PROBLEM: Pick out every line in the data below that holds "with".

DATASET CONTENT:
>>>>>

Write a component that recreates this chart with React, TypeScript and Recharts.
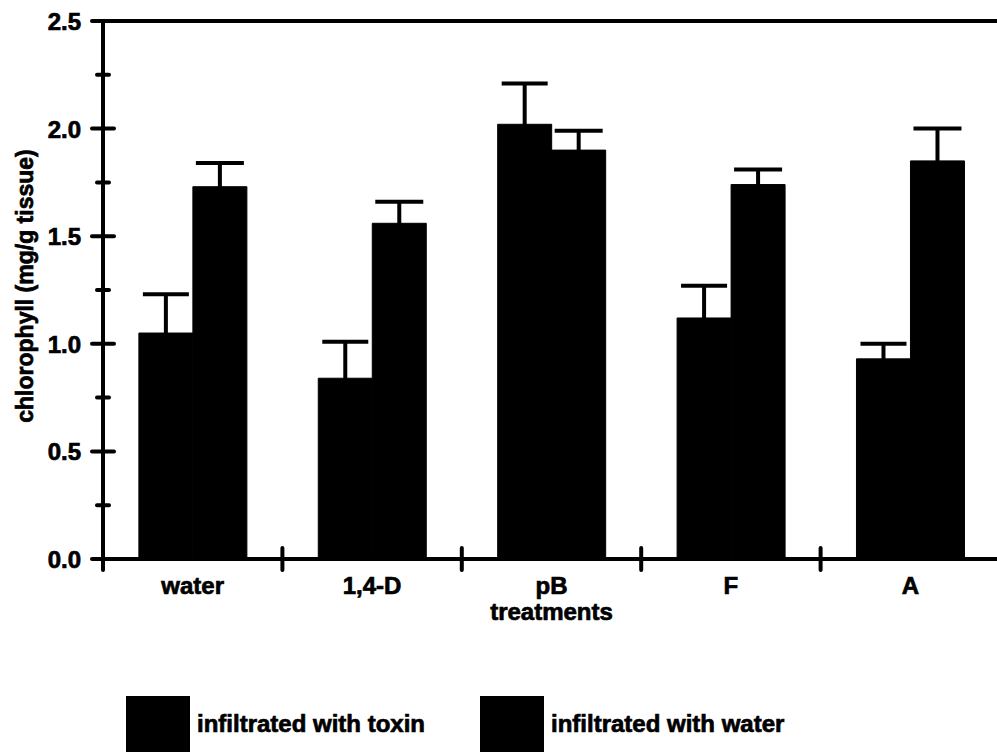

<<<<<
>>>>>

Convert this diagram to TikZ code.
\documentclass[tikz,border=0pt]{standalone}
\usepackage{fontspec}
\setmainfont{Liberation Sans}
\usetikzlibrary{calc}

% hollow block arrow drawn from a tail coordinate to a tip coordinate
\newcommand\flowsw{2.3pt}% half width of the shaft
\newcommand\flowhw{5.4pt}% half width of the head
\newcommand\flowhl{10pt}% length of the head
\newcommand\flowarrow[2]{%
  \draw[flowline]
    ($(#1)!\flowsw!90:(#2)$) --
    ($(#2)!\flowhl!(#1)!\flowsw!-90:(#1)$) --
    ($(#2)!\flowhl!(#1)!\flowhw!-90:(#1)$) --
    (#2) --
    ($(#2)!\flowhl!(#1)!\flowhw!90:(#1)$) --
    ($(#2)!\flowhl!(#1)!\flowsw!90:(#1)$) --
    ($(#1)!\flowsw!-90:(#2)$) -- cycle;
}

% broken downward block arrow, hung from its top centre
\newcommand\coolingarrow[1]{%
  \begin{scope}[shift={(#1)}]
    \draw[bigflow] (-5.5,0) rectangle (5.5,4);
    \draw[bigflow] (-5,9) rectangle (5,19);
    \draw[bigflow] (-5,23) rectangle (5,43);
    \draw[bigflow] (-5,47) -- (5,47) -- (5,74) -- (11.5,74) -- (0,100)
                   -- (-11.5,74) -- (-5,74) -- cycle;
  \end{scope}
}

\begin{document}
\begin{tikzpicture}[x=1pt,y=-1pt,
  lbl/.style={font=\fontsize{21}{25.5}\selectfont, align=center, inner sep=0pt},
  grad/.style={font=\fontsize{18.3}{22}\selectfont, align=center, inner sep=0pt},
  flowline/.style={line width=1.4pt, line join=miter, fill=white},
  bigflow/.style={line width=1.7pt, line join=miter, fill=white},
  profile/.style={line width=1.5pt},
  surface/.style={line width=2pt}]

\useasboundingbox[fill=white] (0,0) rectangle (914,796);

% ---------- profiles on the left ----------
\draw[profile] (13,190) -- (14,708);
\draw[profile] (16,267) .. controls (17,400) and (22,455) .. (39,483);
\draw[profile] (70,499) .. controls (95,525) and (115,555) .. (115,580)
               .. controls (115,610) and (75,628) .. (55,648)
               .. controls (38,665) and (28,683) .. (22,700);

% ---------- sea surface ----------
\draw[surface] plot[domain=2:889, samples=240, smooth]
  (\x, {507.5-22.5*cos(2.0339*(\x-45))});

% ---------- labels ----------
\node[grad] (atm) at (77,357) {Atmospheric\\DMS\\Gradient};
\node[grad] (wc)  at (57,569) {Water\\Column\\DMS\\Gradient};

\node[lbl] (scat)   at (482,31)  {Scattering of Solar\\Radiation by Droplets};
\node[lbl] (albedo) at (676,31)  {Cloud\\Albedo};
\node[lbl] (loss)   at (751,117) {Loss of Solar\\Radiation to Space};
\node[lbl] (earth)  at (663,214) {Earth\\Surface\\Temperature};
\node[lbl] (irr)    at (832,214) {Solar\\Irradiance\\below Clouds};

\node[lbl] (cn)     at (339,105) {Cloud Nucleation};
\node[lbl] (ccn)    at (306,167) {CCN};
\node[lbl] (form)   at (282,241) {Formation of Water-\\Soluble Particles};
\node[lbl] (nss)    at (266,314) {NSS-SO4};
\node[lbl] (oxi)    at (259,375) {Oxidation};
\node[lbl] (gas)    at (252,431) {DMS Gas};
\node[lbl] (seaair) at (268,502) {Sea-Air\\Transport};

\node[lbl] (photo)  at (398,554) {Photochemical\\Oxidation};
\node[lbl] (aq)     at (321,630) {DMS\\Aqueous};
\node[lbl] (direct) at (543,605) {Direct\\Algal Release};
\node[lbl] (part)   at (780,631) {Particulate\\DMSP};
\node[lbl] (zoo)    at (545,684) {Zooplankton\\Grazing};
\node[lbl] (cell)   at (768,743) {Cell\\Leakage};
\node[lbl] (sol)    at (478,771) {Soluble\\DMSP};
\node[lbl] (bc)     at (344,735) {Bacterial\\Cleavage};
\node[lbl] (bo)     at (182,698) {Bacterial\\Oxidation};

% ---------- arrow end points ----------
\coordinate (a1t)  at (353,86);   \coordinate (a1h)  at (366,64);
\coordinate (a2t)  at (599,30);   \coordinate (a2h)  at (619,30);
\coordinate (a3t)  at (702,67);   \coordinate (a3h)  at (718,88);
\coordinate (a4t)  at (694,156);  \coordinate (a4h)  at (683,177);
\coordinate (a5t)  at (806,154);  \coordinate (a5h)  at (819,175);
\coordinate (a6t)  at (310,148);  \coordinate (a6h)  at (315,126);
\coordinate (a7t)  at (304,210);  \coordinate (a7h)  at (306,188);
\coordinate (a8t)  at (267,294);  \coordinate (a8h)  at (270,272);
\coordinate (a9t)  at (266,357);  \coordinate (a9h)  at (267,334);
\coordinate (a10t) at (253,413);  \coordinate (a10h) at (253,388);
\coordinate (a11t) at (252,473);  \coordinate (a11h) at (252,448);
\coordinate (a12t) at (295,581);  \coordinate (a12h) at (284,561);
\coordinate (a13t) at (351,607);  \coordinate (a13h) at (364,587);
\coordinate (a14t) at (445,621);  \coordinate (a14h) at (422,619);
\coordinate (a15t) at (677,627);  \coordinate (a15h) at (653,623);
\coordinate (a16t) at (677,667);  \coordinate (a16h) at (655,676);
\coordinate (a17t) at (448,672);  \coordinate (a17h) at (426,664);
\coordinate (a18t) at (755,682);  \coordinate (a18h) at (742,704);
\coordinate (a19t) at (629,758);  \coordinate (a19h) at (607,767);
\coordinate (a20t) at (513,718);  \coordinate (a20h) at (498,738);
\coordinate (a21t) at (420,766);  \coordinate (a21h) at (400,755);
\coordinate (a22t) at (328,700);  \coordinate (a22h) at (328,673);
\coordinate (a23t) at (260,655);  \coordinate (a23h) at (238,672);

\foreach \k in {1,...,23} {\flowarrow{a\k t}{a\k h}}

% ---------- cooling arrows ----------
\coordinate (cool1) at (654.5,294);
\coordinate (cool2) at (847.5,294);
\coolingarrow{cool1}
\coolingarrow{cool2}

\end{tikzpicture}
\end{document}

<<<<<
>>>>>

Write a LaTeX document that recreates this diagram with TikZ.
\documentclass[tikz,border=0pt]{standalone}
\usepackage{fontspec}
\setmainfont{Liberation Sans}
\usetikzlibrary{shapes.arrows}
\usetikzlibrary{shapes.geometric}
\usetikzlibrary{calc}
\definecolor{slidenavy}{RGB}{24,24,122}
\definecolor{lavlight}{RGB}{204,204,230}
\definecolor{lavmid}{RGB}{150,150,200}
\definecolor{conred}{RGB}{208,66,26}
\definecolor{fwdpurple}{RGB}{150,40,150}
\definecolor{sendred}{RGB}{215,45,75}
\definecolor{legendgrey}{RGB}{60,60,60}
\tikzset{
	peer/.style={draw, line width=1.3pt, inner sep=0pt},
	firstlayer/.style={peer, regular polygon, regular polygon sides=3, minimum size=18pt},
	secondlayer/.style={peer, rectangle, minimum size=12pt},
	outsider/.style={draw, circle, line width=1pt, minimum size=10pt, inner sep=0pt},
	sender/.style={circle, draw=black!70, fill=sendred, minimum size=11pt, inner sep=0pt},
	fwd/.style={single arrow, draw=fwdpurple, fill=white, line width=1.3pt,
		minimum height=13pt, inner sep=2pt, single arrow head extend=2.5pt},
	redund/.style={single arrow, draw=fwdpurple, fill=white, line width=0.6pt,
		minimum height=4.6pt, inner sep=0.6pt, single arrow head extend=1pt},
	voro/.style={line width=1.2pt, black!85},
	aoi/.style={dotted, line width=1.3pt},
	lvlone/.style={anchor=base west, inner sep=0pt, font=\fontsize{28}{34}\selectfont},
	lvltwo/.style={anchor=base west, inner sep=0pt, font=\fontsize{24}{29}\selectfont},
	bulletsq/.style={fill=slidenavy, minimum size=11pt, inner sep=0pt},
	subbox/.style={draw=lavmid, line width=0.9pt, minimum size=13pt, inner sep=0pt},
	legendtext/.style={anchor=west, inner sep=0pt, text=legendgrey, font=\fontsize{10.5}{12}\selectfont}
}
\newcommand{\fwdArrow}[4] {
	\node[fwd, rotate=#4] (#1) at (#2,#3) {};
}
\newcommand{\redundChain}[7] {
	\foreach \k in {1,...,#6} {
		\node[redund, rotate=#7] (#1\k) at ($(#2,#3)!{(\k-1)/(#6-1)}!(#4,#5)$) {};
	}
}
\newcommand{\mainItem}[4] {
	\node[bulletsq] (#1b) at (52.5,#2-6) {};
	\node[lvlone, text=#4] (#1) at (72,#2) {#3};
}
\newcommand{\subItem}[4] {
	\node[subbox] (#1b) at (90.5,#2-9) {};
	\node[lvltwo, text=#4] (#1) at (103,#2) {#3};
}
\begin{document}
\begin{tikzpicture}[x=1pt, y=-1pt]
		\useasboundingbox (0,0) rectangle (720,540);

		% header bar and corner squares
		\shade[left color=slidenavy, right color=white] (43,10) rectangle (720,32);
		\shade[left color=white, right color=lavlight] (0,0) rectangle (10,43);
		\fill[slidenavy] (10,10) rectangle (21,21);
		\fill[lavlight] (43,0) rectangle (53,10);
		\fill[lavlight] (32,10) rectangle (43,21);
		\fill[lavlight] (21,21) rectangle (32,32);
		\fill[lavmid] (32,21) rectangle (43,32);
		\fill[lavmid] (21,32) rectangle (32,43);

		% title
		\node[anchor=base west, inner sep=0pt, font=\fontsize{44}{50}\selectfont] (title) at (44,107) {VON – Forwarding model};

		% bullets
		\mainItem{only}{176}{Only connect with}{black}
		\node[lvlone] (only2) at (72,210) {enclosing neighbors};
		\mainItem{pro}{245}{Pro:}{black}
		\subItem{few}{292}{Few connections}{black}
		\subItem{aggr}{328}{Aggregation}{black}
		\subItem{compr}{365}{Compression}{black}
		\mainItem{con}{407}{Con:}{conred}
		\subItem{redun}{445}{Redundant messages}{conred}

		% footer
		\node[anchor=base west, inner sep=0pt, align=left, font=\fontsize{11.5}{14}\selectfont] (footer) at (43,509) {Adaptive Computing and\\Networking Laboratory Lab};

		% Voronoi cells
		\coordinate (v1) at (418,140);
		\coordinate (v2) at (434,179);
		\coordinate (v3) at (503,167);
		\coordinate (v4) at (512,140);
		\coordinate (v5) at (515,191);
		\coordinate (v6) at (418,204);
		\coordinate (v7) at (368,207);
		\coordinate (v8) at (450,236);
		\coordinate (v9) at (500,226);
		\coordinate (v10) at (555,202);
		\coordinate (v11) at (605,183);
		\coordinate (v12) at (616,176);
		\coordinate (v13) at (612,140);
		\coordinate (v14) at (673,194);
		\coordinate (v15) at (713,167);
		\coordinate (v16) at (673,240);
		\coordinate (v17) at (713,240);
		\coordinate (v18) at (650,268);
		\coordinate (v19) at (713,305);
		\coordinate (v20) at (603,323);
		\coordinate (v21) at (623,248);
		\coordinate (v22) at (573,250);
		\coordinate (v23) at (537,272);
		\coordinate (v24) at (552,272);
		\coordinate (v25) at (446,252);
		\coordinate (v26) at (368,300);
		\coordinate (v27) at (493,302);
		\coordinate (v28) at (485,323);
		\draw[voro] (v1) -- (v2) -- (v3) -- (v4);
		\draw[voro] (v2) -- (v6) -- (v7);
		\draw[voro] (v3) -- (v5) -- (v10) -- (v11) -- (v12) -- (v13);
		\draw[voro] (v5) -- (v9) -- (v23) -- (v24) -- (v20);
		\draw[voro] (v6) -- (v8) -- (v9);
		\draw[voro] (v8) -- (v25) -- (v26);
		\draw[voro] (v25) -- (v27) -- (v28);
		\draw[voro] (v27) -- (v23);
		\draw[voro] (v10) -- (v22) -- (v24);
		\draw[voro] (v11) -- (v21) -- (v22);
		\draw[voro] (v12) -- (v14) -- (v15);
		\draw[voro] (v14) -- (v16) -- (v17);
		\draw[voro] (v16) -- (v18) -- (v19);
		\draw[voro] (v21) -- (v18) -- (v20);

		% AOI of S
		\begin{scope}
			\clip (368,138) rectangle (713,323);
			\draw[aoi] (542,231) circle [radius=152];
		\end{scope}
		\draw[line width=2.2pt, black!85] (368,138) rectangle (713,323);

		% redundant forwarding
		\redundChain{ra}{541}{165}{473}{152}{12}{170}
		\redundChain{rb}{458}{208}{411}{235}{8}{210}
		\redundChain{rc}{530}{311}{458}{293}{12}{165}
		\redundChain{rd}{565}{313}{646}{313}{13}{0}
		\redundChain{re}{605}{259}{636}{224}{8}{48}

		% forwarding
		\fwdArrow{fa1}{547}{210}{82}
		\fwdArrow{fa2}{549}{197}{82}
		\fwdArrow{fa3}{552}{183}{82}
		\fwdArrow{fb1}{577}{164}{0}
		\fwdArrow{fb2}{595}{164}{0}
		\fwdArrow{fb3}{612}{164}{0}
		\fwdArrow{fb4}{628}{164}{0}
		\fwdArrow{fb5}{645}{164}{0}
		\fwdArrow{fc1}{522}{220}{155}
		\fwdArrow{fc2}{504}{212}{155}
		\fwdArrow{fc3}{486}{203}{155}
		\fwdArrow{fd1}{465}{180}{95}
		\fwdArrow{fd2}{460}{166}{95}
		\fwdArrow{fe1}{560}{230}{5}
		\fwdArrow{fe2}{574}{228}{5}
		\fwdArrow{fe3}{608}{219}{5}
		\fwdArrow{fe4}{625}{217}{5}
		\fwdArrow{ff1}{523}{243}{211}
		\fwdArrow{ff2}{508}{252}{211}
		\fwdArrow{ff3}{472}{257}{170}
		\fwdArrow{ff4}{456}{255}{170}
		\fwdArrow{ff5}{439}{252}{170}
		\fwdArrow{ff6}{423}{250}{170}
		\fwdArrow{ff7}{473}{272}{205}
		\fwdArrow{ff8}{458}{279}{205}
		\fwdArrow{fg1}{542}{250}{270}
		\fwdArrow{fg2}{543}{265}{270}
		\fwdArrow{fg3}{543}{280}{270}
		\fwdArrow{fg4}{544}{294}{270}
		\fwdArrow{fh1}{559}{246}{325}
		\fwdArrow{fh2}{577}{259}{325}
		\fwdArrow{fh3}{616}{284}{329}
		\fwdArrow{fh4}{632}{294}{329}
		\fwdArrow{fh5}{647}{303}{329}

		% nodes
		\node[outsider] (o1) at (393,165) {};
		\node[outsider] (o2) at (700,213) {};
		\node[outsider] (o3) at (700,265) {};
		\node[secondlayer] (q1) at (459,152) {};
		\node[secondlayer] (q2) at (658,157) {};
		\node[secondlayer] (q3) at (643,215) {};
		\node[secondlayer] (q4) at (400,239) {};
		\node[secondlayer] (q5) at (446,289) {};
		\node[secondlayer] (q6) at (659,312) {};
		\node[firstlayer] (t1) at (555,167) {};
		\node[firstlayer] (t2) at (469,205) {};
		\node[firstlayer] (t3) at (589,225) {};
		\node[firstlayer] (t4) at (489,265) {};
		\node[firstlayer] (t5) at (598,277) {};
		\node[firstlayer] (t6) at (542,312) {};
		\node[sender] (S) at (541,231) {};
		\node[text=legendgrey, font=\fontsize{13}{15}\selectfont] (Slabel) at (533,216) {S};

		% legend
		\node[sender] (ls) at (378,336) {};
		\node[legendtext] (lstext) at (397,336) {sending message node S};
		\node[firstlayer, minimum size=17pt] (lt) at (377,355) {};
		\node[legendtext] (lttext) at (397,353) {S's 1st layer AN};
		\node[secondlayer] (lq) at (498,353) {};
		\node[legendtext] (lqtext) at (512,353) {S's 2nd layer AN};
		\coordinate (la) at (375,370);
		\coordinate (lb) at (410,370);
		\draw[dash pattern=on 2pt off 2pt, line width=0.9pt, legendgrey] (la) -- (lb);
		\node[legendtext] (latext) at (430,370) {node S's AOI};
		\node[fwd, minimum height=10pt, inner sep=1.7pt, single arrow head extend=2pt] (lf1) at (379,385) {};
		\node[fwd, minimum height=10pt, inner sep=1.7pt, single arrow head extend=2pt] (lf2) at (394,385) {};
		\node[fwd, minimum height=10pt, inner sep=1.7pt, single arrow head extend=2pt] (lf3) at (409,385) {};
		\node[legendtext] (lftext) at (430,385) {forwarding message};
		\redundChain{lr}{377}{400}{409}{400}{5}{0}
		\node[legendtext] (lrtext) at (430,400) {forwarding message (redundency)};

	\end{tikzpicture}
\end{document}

<<<<<

SOLVED EXERCISE:
Write a component that recreates this chart with React, TypeScript and Recharts.
Write a LaTeX document that recreates this diagram with TikZ.
		\mainItem{only}{176}{Only connect with}{black}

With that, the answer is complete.